Play it again, Sam!
After the ‘tremendous’ feedback, I have got for my previous blog posts about the public transport in Dresden, I have decided to jump on the next Niederflurwagen (one heck of a word for Scrabble) and look at some more interesting bits and pieces. This time, connectivity and changeovers shall be the center of our analysis.
This needs a closer looks at bus and tram routes. These are the main factor of connectivity between two stops. In our case, we will assume that each stop is connected to another stop if they share at least one route serving both stops. Of course, stops can be connected via several lines. This is quite common for stops in the city center because there are a lot of routes going through this much frequented area. Let’s have a look at an example. The following map shows the central stop on the university campus in Dresden. It is marked with an enlarged point. The blue points are stops which are reachable directly with a line from the university stop. This includes the infamous bus route 61 which is known for its spacious rides (representative image). The gray points are stops which are only reachable with changeovers to other routes.
The HTML is rarely pure and never simple.

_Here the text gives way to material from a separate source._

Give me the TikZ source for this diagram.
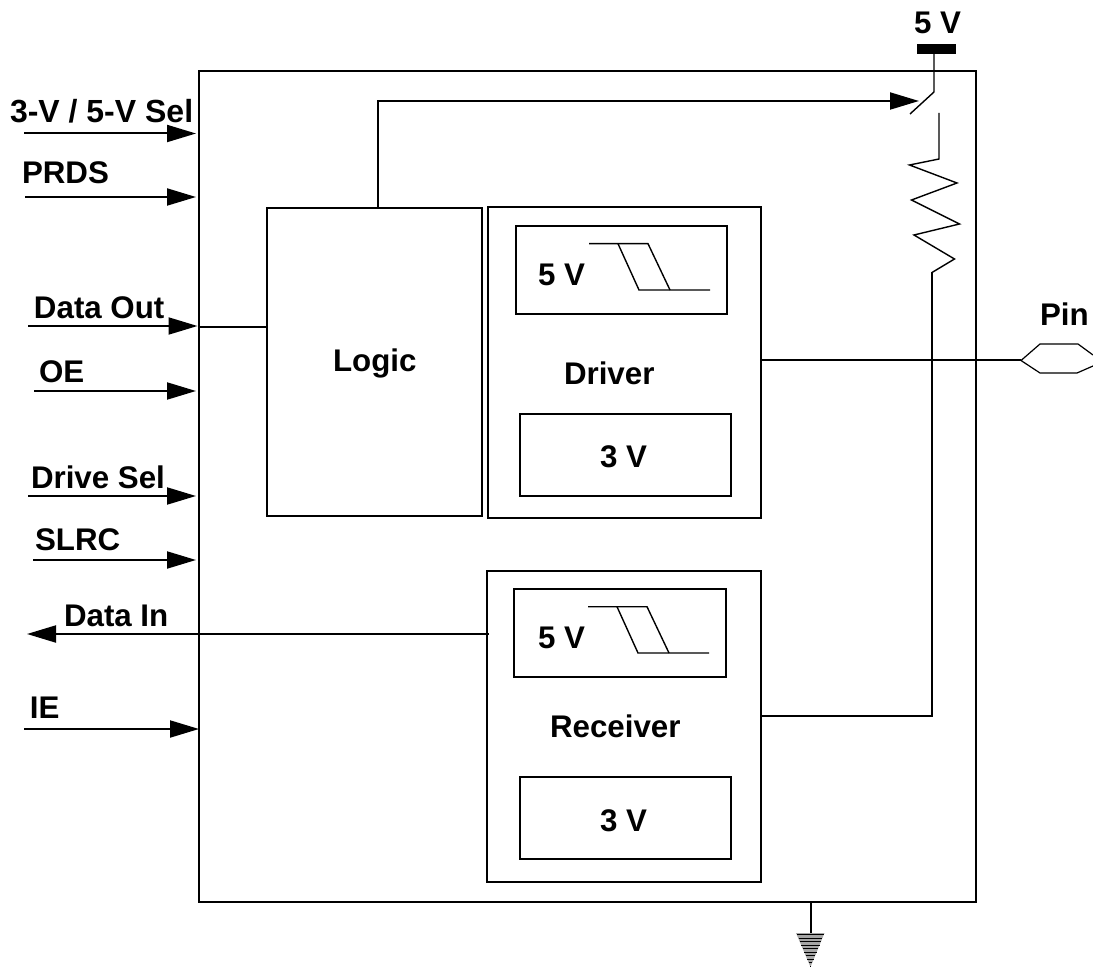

How do we get route data for the public transport in Dresden? You have probably guessed it. There is no easy way. Routes are not stored in the csv from the VVO repo and the web API does not provide any useful endpoints either. So, we are forced to crawl and parse HTML. And there was much rejoicing. Yaaay! The entry point for all this is the website for route time tables. After some brain-hammering scraping and cross referencing with the web API, we finally get a connectivity graph for Dresden.

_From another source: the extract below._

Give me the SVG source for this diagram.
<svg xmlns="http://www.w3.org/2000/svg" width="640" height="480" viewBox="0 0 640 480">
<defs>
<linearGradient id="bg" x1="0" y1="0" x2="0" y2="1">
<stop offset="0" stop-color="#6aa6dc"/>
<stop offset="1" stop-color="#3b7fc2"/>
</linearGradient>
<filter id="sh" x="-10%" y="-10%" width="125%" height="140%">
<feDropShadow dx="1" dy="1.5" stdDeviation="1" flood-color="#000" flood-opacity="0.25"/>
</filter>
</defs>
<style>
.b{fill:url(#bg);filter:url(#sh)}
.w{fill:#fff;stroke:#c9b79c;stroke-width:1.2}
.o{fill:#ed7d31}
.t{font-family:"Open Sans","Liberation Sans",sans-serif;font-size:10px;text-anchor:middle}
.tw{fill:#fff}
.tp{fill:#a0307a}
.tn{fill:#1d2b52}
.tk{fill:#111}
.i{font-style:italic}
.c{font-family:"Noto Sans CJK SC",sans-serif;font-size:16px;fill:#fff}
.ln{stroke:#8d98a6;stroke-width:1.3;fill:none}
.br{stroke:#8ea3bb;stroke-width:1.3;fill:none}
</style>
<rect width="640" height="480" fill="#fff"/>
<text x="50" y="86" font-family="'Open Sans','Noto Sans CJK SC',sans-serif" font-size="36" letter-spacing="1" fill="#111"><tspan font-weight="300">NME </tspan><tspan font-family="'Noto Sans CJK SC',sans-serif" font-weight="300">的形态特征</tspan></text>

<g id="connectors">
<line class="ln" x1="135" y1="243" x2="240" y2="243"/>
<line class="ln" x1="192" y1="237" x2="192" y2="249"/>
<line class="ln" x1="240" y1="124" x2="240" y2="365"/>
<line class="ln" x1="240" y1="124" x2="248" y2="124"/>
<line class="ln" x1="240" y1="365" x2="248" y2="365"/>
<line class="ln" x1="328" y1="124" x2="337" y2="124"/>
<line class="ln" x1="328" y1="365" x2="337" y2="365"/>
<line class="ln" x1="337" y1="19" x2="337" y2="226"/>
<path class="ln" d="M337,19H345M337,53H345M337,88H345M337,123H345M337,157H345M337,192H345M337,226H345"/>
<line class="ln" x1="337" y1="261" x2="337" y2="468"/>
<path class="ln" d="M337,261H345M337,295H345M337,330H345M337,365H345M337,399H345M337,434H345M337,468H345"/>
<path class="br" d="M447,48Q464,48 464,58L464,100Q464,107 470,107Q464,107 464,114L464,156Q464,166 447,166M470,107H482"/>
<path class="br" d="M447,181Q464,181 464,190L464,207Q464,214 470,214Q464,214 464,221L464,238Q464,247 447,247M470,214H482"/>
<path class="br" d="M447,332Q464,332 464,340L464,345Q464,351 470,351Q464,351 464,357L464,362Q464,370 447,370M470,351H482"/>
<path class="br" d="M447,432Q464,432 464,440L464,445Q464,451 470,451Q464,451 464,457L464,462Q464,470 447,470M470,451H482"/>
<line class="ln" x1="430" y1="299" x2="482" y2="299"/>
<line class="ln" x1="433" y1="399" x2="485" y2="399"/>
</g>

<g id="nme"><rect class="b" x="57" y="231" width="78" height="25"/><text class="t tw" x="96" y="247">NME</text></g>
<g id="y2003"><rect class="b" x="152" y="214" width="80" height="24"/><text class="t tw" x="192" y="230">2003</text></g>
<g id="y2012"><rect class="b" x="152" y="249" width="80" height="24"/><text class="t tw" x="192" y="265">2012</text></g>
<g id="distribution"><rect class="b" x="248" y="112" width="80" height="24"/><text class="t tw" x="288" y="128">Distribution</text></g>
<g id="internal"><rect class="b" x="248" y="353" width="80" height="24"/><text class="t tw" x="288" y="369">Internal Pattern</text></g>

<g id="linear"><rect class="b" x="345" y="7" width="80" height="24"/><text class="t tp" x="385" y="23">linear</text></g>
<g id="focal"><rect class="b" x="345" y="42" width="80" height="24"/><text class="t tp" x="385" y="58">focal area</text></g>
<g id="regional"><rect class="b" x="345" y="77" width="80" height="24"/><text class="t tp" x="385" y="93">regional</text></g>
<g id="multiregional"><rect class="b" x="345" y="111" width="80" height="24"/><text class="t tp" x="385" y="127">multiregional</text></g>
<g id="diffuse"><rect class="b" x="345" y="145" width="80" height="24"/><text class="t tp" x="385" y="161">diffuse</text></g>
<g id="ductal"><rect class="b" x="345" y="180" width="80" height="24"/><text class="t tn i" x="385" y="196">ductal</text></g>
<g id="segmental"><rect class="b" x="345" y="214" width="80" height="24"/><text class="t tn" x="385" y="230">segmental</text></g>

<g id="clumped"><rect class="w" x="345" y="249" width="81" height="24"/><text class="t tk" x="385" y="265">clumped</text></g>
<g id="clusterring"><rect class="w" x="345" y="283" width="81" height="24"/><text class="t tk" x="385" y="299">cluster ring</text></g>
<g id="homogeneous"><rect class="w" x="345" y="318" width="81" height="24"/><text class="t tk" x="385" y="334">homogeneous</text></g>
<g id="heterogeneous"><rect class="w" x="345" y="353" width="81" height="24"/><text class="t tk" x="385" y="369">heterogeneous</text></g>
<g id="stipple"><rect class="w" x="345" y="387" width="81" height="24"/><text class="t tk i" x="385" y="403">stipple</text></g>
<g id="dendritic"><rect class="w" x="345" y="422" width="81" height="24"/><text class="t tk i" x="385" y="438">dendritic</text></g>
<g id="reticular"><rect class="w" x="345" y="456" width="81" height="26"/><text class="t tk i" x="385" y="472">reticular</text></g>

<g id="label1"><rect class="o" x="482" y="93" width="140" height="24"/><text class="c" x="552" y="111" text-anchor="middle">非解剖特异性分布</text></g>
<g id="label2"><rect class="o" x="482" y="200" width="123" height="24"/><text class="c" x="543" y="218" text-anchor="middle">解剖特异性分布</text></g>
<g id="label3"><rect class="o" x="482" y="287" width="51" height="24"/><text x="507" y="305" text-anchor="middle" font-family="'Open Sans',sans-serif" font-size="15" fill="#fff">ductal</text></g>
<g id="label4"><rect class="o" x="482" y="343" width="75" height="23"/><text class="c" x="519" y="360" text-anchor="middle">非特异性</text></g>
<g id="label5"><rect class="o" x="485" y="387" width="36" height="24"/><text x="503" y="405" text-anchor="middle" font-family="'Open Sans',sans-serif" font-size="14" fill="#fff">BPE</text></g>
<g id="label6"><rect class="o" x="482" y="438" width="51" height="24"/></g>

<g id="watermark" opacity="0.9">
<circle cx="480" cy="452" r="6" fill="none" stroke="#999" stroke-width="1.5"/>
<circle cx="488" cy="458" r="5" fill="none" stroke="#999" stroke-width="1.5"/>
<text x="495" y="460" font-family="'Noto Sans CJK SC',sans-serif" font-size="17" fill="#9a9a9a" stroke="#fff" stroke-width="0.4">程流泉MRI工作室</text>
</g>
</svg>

Expert note: The names do not match over all sources. To overcome this problem, I used the Jaccard coefficient on the bags of bi-grams of stop names. But this is not what we want right now. Our focus should be the number of changeovers you will need to get from one stop to another. Therefore, I connected all points of one route with each other. This means all stops on a route have distance 1 because you can get there with 1 line. Changeovers to other lines increase the distance by 1. The length of the shortest path from one stop to another gives the number of changes. Let’s take the university stop (enlarged point) and color code all reachable stops. I have chosen a traffic light color map. Green means directly reachable with a line. Yellow means one change and red two changes. Grey stops need more than two changeovers. One point which our connectivity analysis shows is that the northwest is harder to reach from the university compared to other areas in Dresden. The segmentation of cities into such ‘route segments’ is a general observation. Parts of the city can be cut off by unfortunate route placement. This does not seem to be a big problem in Dresden, but this could be different in other cities. To give you a positive example, we can expand our analysis to another stop in Dresden, like Postplatz. This is a central hub with a good connectivity, shown by the fact that you can reach a lot of stops from here with no (green) or just one (yellow) changeover. And again, you can clearly see the star schematic of Dresden’s public transport network.
That’s all folks
We have shown two things here.
- Data collecting is still laborious,
- Public transport routes can segment a city into areas with different quality of reachability.
There are a lot of points which I did not examine, e.g. our analysis does not cover any time-relevant aspects. Changes do not only depend on the course of routes, but also on their time tables. Sometimes, especially at night, the stops where you have to change differ remarkably. Some stops are not serviced at night and others are serviced by different routes. This is not modeled in our connectivity graph.
Oh, this is my stop, so I am getting off here. I hope you enjoyed the ride as much as I did. Bye and therefore back to David Bowie, Master of changes.